As an equity investment manager, Old Mutual Investment Group continuously engages with its customers on the issue of carbon exposure in their portfolios. He says the company is seeing a lot more appetite in developed markets to undertake a hard exclusion approach and simply divest from coal.
However, emerging markets require a more nuanced approach, says Duncan.
“As an emerging market country we expect South Africa to have more carbon headroom to grow its economy. This means that coal assets will have a role, albeit a diminishing one, in our economy over time.
“For global diversified miners with coal assets in emerging markets this creates pressure for divestment, particularly those miners with big foreign shareholdings. We have seen that this decarbonisation pressure can inform the decisions that big miners, such as Anglo American, make when considering which asset to sell.”
Investment managers such as Old Mutual Investment Group take their cue from multiple angles when considering investments in diversified miners, including financials, commodity cycle, public policy trajectory, client mandates, climate science and social concerns, to name a few.
“Regarding diversified miners, we don’t take a hard exclusionary approach on coal, never-the-less we do interrogate the attendant ‘just transition risk’ of such coal assets and so play close attention to the overall commodity mix within diversified miners,” says Duncan.
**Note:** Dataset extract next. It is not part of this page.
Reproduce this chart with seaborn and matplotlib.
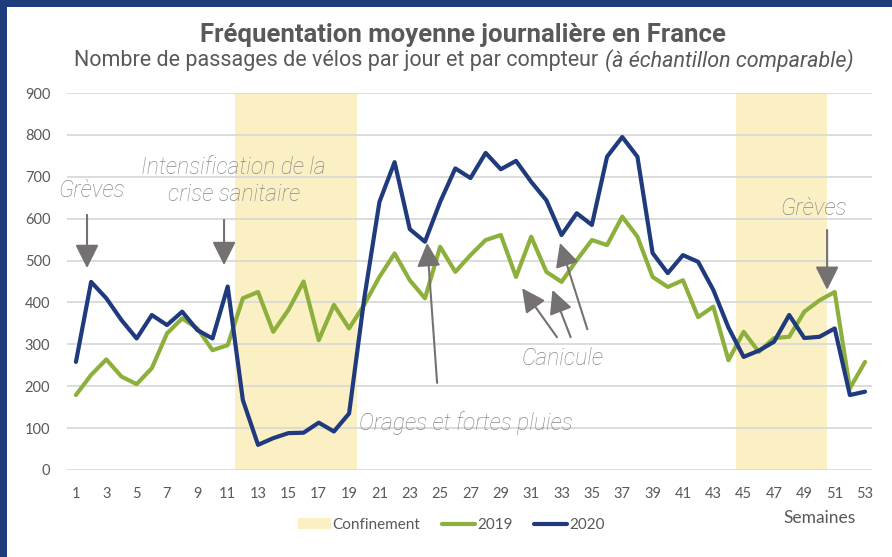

Decarbonisation pathways are becoming clearer both globally and locally, and Duncan hopes that South Africa will, within the next few years, have translated this into a science-based carbon intensity benchmark for our local exchange that would open up the possibility of aligning long-term assets with science-based target outcomes.
As part of the group’s climate risk management, Old Mutual Investment Group will typically undertake baseline assessments as a basis for engagement with those companies that are exposed to climate-transition risk. As a long-term investor, we see such engagements as critical for supporting companies on the decarbonisation journey.
Moreover, Duncan believes that active stewardship from investment managers on climate risk is a critical aspect to supporting just transition outcomes for South Africa.
In South Africa’s case, the issue of a just transition is a real concern as pulling capital from underneath the feet of carbon-intensive companies may be detrimental in the short run, particularly for those companies that are central to our current energy mix, and are large taxpayers and providers of jobs. Having said that, the long-run need to decarbonise is inevitable and so being directly engaged with these companies is critical.
“Ultimately in respect of climate risk management we want to play a productive and helpful role as managers of large pools of institutional capital.”
Renewable energy has a critical role to play in South Africa’s decarbonisation journey, Duncan notes.
Confidence around the opportunities for renewable energy investment is growing and subsequent rounds of the Renewable Energy Independent Power Producer Procurement Programme are creating space for more investment.
“As an individual investor, it is quite difficult to play the renewable energy theme as most of the existing investment has been in the institutional market space, principally unlisted equity and debt..
“However, the opportunity to play in the renewable energy space is slowly but surely moving into the listed markets. We expect more private equity participants in the renewable energy space exiting into the listed investment vehicles and that this will creates more opportunity for the individual investor to hold these kinds of assets,” he points out.